Edward Earle, Gorey, Co. Wexford, works as a quality engineer and farms over 300 ewes in partnership with his parents.
This week, we moved the last of this year’s lambs off to the mart. It is nice to have all the lambs gone by the middle of October, three weeks earlier than last year.
So as the 2020 lamb chapter closes, attention now is fully turning towards 2021 and mating which is only a few days away.
One decision we have made is that we are going to change the raddle colour every seven days instead of fourteen days which we have done in the past. This will allow us to implement better management practices in terms of feeding in late pregnancy.

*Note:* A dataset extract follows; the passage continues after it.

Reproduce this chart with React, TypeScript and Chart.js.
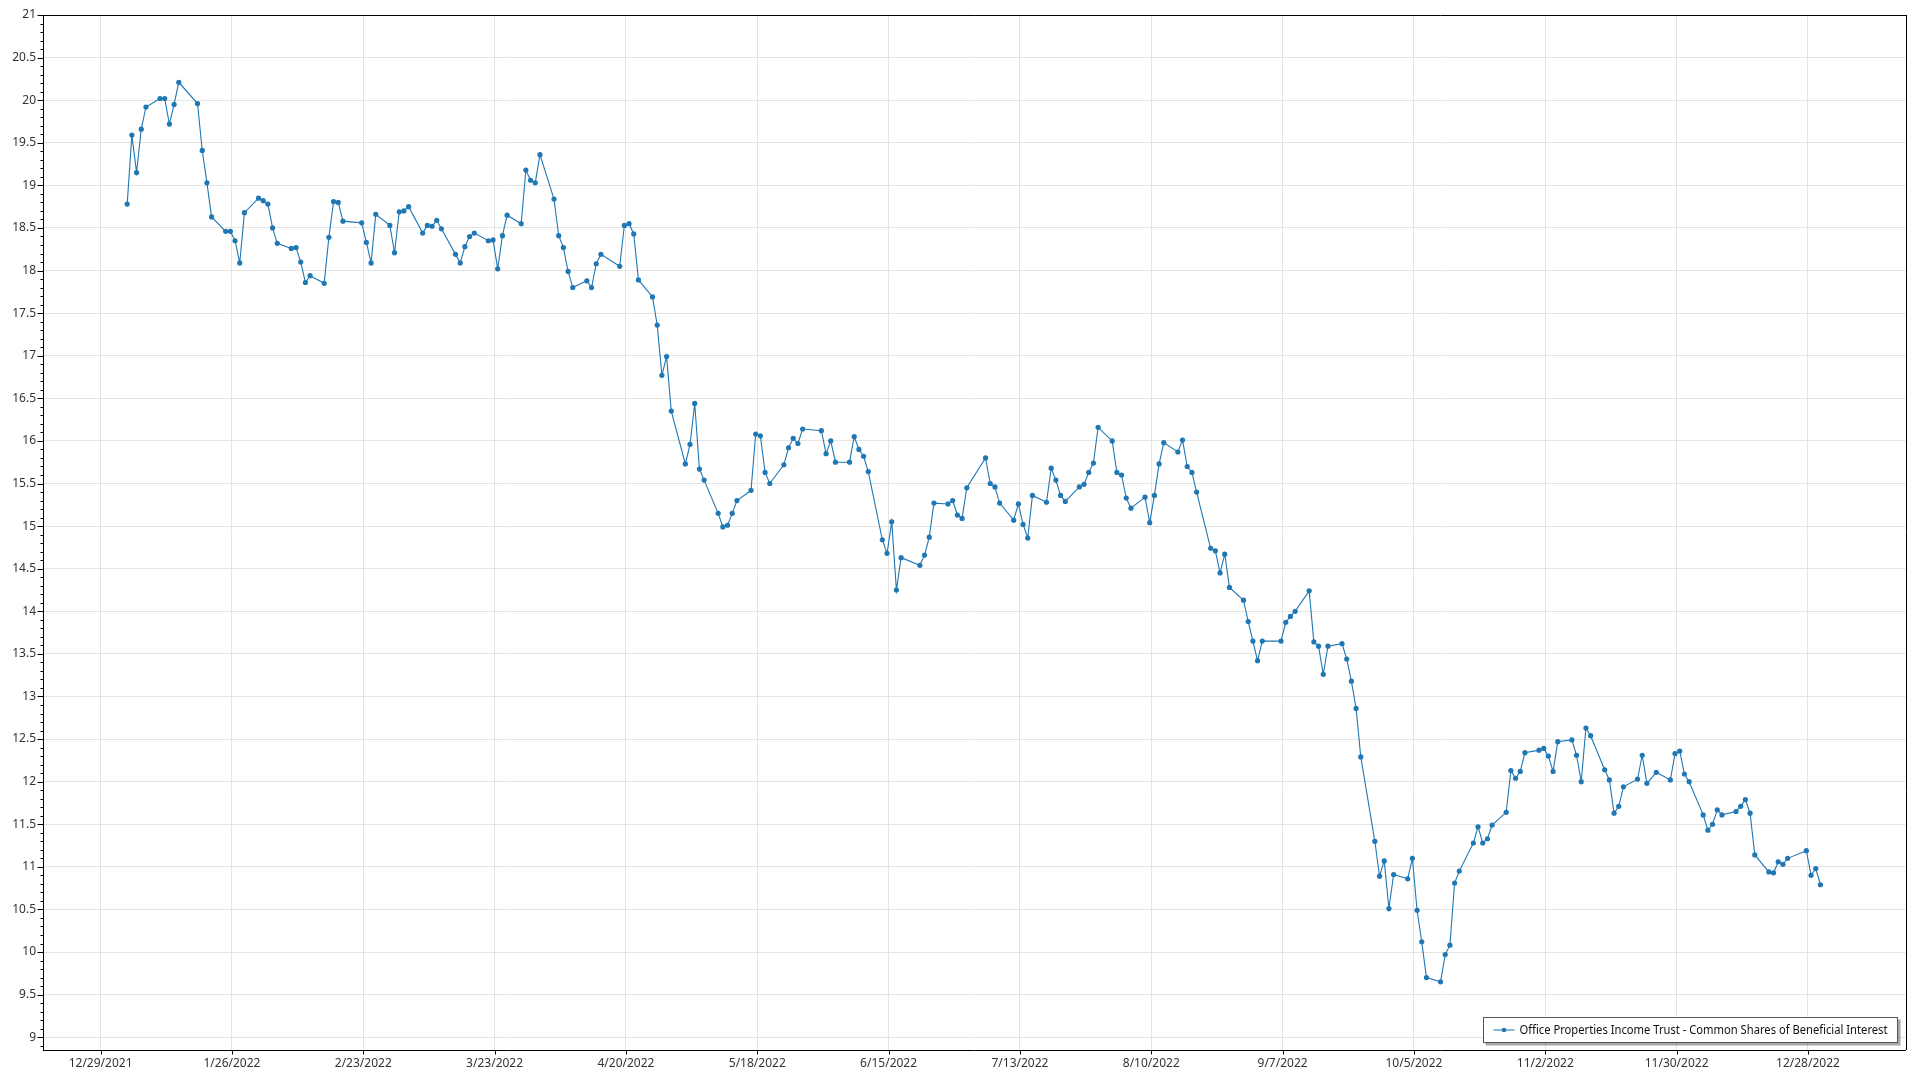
import React, { useEffect, useRef } from "react";
import { Chart, registerables } from "chart.js";

Chart.register(...registerables);

// ---------- DATA ----------
const seriesLabel = "Office Properties Income Trust - Common Shares of Beneficial Interest";

const dates: string[] = [
  // Jan
  "2022-01-03","2022-01-04","2022-01-05","2022-01-06","2022-01-07","2022-01-10","2022-01-11","2022-01-12","2022-01-13","2022-01-14",
  "2022-01-18","2022-01-19","2022-01-20","2022-01-21","2022-01-24","2022-01-25","2022-01-26","2022-01-27","2022-01-28","2022-01-31",
  // Feb
  "2022-02-01","2022-02-02","2022-02-03","2022-02-04","2022-02-07","2022-02-08","2022-02-09","2022-02-10","2022-02-11","2022-02-14",
  "2022-02-15","2022-02-16","2022-02-17","2022-02-18","2022-02-22","2022-02-23","2022-02-24","2022-02-25","2022-02-28",
  // Mar
  "2022-03-01","2022-03-02","2022-03-03","2022-03-04","2022-03-07","2022-03-08","2022-03-09","2022-03-10","2022-03-11","2022-03-14",
  "2022-03-15","2022-03-16","2022-03-17","2022-03-18","2022-03-21","2022-03-22","2022-03-23","2022-03-24","2022-03-25","2022-03-28",
  "2022-03-29","2022-03-30","2022-03-31",
  // Apr
  "2022-04-01","2022-04-04","2022-04-05","2022-04-06","2022-04-07","2022-04-08","2022-04-11","2022-04-12","2022-04-13","2022-04-14",
  "2022-04-18","2022-04-19","2022-04-20","2022-04-21","2022-04-22","2022-04-25","2022-04-26","2022-04-27","2022-04-28","2022-04-29",
  // May
  "2022-05-02","2022-05-03","2022-05-04","2022-05-05","2022-05-06","2022-05-09","2022-05-10","2022-05-11","2022-05-12","2022-05-13",
  "2022-05-16","2022-05-17","2022-05-18","2022-05-19","2022-05-20","2022-05-23","2022-05-24","2022-05-25","2022-05-26","2022-05-27",
  "2022-05-31",
  // Jun
  "2022-06-01","2022-06-02","2022-06-03","2022-06-06","2022-06-07","2022-06-08","2022-06-09","2022-06-10","2022-06-13","2022-06-14",
  "2022-06-15","2022-06-16","2022-06-17","2022-06-21","2022-06-22","2022-06-23","2022-06-24","2022-06-27","2022-06-28","2022-06-29",
  "2022-06-30",
  // Jul
  "2022-07-01","2022-07-05","2022-07-06","2022-07-07","2022-07-08","2022-07-11","2022-07-12","2022-07-13","2022-07-14","2022-07-15",
  "2022-07-18","2022-07-19","2022-07-20","2022-07-21","2022-07-22","2022-07-25","2022-07-26","2022-07-27","2022-07-28","2022-07-29",
  // Aug
  "2022-08-01","2022-08-02","2022-08-03","2022-08-04","2022-08-05","2022-08-08","2022-08-09","2022-08-10","2022-08-11","2022-08-12",
  "2022-08-15","2022-08-16","2022-08-17","2022-08-18","2022-08-19","2022-08-22","2022-08-23","2022-08-24","2022-08-25","2022-08-26",
  "2022-08-29","2022-08-30","2022-08-31",
  // Sep
  "2022-09-01","2022-09-02","2022-09-06","2022-09-07","2022-09-08","2022-09-09","2022-09-12","2022-09-13","2022-09-14","2022-09-15",
  "2022-09-16","2022-09-19","2022-09-20","2022-09-21","2022-09-22","2022-09-23","2022-09-26","2022-09-27","2022-09-28","2022-09-29",
  "2022-09-30",
  // Oct
  "2022-10-03","2022-10-04","2022-10-05","2022-10-06","2022-10-07","2022-10-10","2022-10-11","2022-10-12","2022-10-13","2022-10-14",
  "2022-10-17","2022-10-18","2022-10-19","2022-10-20","2022-10-21","2022-10-24","2022-10-25","2022-10-26","2022-10-27","2022-10-28",
  "2022-10-31",
  // Nov
  "2022-11-01","2022-11-02","2022-11-03","2022-11-04","2022-11-07","2022-11-08","2022-11-09","2022-11-10","2022-11-11","2022-11-14",
  "2022-11-15","2022-11-16","2022-11-17","2022-11-18","2022-11-21","2022-11-22","2022-11-23","2022-11-25","2022-11-28","2022-11-29",
  "2022-11-30",
  // Dec
  "2022-12-01","2022-12-02","2022-12-05","2022-12-06","2022-12-07","2022-12-08","2022-12-09","2022-12-12","2022-12-13","2022-12-14",
  "2022-12-15","2022-12-16","2022-12-19","2022-12-20","2022-12-21","2022-12-22","2022-12-23","2022-12-27","2022-12-28","2022-12-29",
  "2022-12-30",
];

const prices: number[] = [
  // Jan
  18.78, 19.59, 19.15, 19.66, 19.92, 20.02, 20.02, 19.72, 19.95, 20.21,
  19.96, 19.41, 19.03, 18.63, 18.46, 18.46, 18.35, 18.09, 18.68, 18.85,
  // Feb
  18.82, 18.78, 18.50, 18.32, 18.26, 18.27, 18.10, 17.86, 17.94, 17.85,
  18.39, 18.81, 18.80, 18.58, 18.56, 18.33, 18.09, 18.66, 18.53,
  // Mar
  18.21, 18.69, 18.70, 18.75, 18.44, 18.53, 18.52, 18.59, 18.49, 18.19,
  18.09, 18.28, 18.40, 18.44, 18.35, 18.36, 18.02, 18.41, 18.65, 18.55,
  19.18, 19.06, 19.03,
  // Apr
  19.36, 18.84, 18.41, 18.27, 17.99, 17.80, 17.88, 17.80, 18.08, 18.19,
  18.05, 18.53, 18.55, 18.43, 17.89, 17.69, 17.36, 16.77, 16.99, 16.35,
  // May
  15.73, 15.96, 16.44, 15.67, 15.54, 15.15, 14.99, 15.01, 15.15, 15.30,
  15.42, 16.08, 16.06, 15.63, 15.50, 15.72, 15.92, 16.03, 15.97, 16.14,
  16.12,
  // Jun
  15.85, 16.00, 15.75, 15.75, 16.05, 15.90, 15.82, 15.64, 14.84, 14.68,
  15.05, 14.25, 14.63, 14.54, 14.66, 14.87, 15.27, 15.26, 15.30, 15.13,
  15.09,
  // Jul
  15.45, 15.80, 15.50, 15.46, 15.27, 15.07, 15.26, 15.02, 14.86, 15.36,
  15.28, 15.68, 15.54, 15.36, 15.29, 15.46, 15.49, 15.63, 15.74, 16.16,
  // Aug
  16.00, 15.63, 15.60, 15.33, 15.21, 15.34, 15.04, 15.36, 15.73, 15.98,
  15.87, 16.01, 15.70, 15.63, 15.40, 14.74, 14.71, 14.45, 14.67, 14.28,
  14.13, 13.88, 13.65,
  // Sep
  13.42, 13.65, 13.65, 13.87, 13.94, 14.00, 14.24, 13.64, 13.59, 13.26,
  13.59, 13.62, 13.44, 13.18, 12.86, 12.29, 11.30, 10.89, 11.07, 10.51,
  10.91,
  // Oct
  10.86, 11.10, 10.49, 10.12, 9.70, 9.65, 9.97, 10.08, 10.81, 10.95,
  11.28, 11.47, 11.28, 11.33, 11.49, 11.64, 12.13, 12.04, 12.12, 12.34,
  12.37,
  // Nov
  12.39, 12.30, 12.12, 12.47, 12.49, 12.31, 12.00, 12.63, 12.54, 12.14,
  12.02, 11.63, 11.71, 11.94, 12.03, 12.31, 11.98, 12.11, 12.02, 12.33,
  12.36,
  // Dec
  12.09, 12.00, 11.61, 11.43, 11.50, 11.67, 11.61, 11.65, 11.71, 11.79,
  11.63, 11.14, 10.94, 10.93, 11.06, 11.03, 11.10, 11.19, 10.90, 10.98,
  10.79,
];

const xTickLabels: string[] = [
  "12/29/2021", "1/26/2022", "2/23/2022", "3/23/2022", "4/20/2022", "5/18/2022", "6/15/2022",
  "7/13/2022", "8/10/2022", "9/7/2022", "10/5/2022", "11/2/2022", "11/30/2022", "12/28/2022",
];

const yTickValues: number[] = [9, 9.5, 10, 10.5, 11, 11.5, 12, 12.5, 13, 13.5, 14, 14.5, 15, 15.5, 16, 16.5, 17, 17.5, 18, 18.5, 19, 19.5, 20, 20.5, 21];

// ---------- helpers ----------
const ORIGIN = Date.UTC(2021, 11, 29);
const DAY = 86400000;
const CLOSE_OFFSET = 16 / 24; // market close time of day

const isoToDay = (s: string) => {
  const [y, m, d] = s.split("-").map(Number);
  return (Date.UTC(y, m - 1, d) - ORIGIN) / DAY;
};
const mdyToDay = (s: string) => {
  const [m, d, y] = s.split("/").map(Number);
  return (Date.UTC(y, m - 1, d) - ORIGIN) / DAY;
};

const LINE_COLOR = "#1f77b4";
const FONT = "'Noto Sans', 'Open Sans', sans-serif";
const TEXT_COLOR = "#333333";

export default function App() {
  const ref = useRef<HTMLCanvasElement | null>(null);

  useEffect(() => {
    if (!ref.current) return;
    const points = dates.map((d, i) => ({ x: isoToDay(d) + CLOSE_OFFSET, y: prices[i] }));

    const framePlugin = {
      id: "frameAndTicks",
      afterDraw(chart: any) {
        const { ctx, chartArea } = chart;
        const ys = chart.scales.y;
        const xs = chart.scales.x;
        ctx.save();
        ctx.strokeStyle = "#000";
        ctx.lineWidth = 1;
        ctx.beginPath();
        ctx.moveTo(chartArea.left, Math.round(chartArea.top) + 0.5);
        ctx.lineTo(chartArea.right + 1, Math.round(chartArea.top) + 0.5);
        ctx.moveTo(Math.round(chartArea.right) + 0.5, chartArea.top);
        ctx.lineTo(Math.round(chartArea.right) + 0.5, chartArea.bottom);
        ctx.stroke();
        // y ticks major/minor
        ctx.beginPath();
        const left = Math.round(chartArea.left) + 0.5;
        for (let k = Math.ceil(ys.min * 10); k <= Math.floor(ys.max * 10 + 1e-6); k++) {
          const v = k / 10;
          const py = Math.round(ys.getPixelForValue(v)) + 0.5;
          const major = k % 5 === 0;
          ctx.moveTo(left - (major ? 6 : 3), py);
          ctx.lineTo(left, py);
        }
        // x major ticks
        const bottom = Math.round(chartArea.bottom) + 0.5;
        xTickLabels.forEach((l) => {
          const px = Math.round(xs.getPixelForValue(mdyToDay(l))) + 0.5;
          ctx.moveTo(px, bottom);
          ctx.lineTo(px, bottom + 4);
        });
        ctx.stroke();

        // legend box
        const bx = 1483.5, by = 1017.5, bw = 414, bh = 25;
        ctx.fillStyle = "rgba(0,0,0,0.35)";
        ctx.fillRect(bx + 2, by + 2, bw + 1, bh + 1);
        ctx.fillStyle = "#ffffff";
        ctx.fillRect(bx, by, bw, bh);
        ctx.strokeStyle = "#555";
        ctx.strokeRect(bx, by, bw, bh);
        const cy = by + bh / 2;
        ctx.strokeStyle = LINE_COLOR;
        ctx.beginPath();
        ctx.moveTo(bx + 10, cy);
        ctx.lineTo(bx + 31, cy);
        ctx.stroke();
        ctx.fillStyle = LINE_COLOR;
        ctx.beginPath();
        ctx.arc(bx + 20.5, cy, 2.3, 0, Math.PI * 2);
        ctx.fill();
        ctx.fillStyle = "#111";
        ctx.font = `12.5px ${FONT}`;
        ctx.textBaseline = "middle";
        ctx.textAlign = "left";
        const tx = bx + 36;
        const maxW = 368;
        const w = ctx.measureText(seriesLabel).width;
        ctx.translate(tx, cy);
        ctx.scale(maxW / w, 1);
        ctx.fillText(seriesLabel, 0, 0);
        ctx.restore();
      },
    };

    const chart = new Chart(ref.current, {
      type: "line",
      data: {
        datasets: [
          {
            label: seriesLabel,
            data: points,
            borderColor: LINE_COLOR,
            backgroundColor: LINE_COLOR,
            borderWidth: 1.1,
            pointRadius: 2.6,
            pointBorderWidth: 0,
            pointBackgroundColor: LINE_COLOR,
            tension: 0,
            fill: false,
          },
        ],
      },
      options: {
        responsive: false,
        animation: false,
        devicePixelRatio: 1,
        layout: { padding: { left: 0, right: 14.5, top: 15, bottom: 0 } },
        plugins: {
          legend: { display: false },
          tooltip: { enabled: false },
        },
        scales: {
          x: {
            type: "linear",
            min: -12.28,
            max: 384.8,
            afterBuildTicks: (scale: any) => {
              scale.ticks = xTickLabels.map((l) => ({ value: mdyToDay(l) }));
            },
            afterFit: (scale: any) => {
              scale.height = 30;
            },
            ticks: {
              autoSkip: false,
              maxRotation: 0,
              minRotation: 0,
              padding: 6,
              color: TEXT_COLOR,
              font: { family: FONT, size: 12 },
              callback: (_v: any, i: number) => xTickLabels[i],
            },
            grid: { color: "#e4e4e4", drawTicks: false, lineWidth: 1 },
            border: { display: true, color: "#000", width: 1 },
          },
          y: {
            type: "linear",
            min: 8.85,
            max: 21,
            afterBuildTicks: (scale: any) => {
              scale.ticks = yTickValues.map((v) => ({ value: v }));
            },
            afterFit: (scale: any) => {
              scale.width = 43;
            },
            ticks: {
              padding: 7,
              color: TEXT_COLOR,
              font: { family: FONT, size: 12 },
              callback: (v: any) => String(Number(v)),
            },
            grid: { color: "#e4e4e4", drawTicks: false, lineWidth: 1 },
            border: { display: true, color: "#000", width: 1 },
          },
        },
      },
      plugins: [framePlugin],
    } as any);

    return () => chart.destroy();
  }, []);

  return (
    <div style={{ position: "absolute", left: 0, top: 0, width: 1920, height: 1080, background: "#fff" }}>
      <canvas ref={ref} width={1920} height={1080} style={{ display: "block" }} />
    </div>
  );
}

With ewes running in thirteen different groups, a practice we use to manage ewes when it comes to lambing, is paint branding with a group number.
The group number allows us to know if it was Texel rams running with that ewe or Suffolk rams running with them.
Even though we do not do performance management on any software system, this branding of ewes when mating does allow us to performance monitor the rams to a group level and to single sire, in some cases.
We got ewes crutched this week ahead of going with the rams. Crutching is something we have been doing for a few years now and find it to work well as part of mating management.
We shear two rows on the ewe’s belly and then around the ewe’s rear. It leaves the ewes much cleaner when it comes to lambing; this allows it to be easier for the lamb to suckle instead of trying to find the udder through the wool.
It also makes it easier to view the ewe springing down for lambing.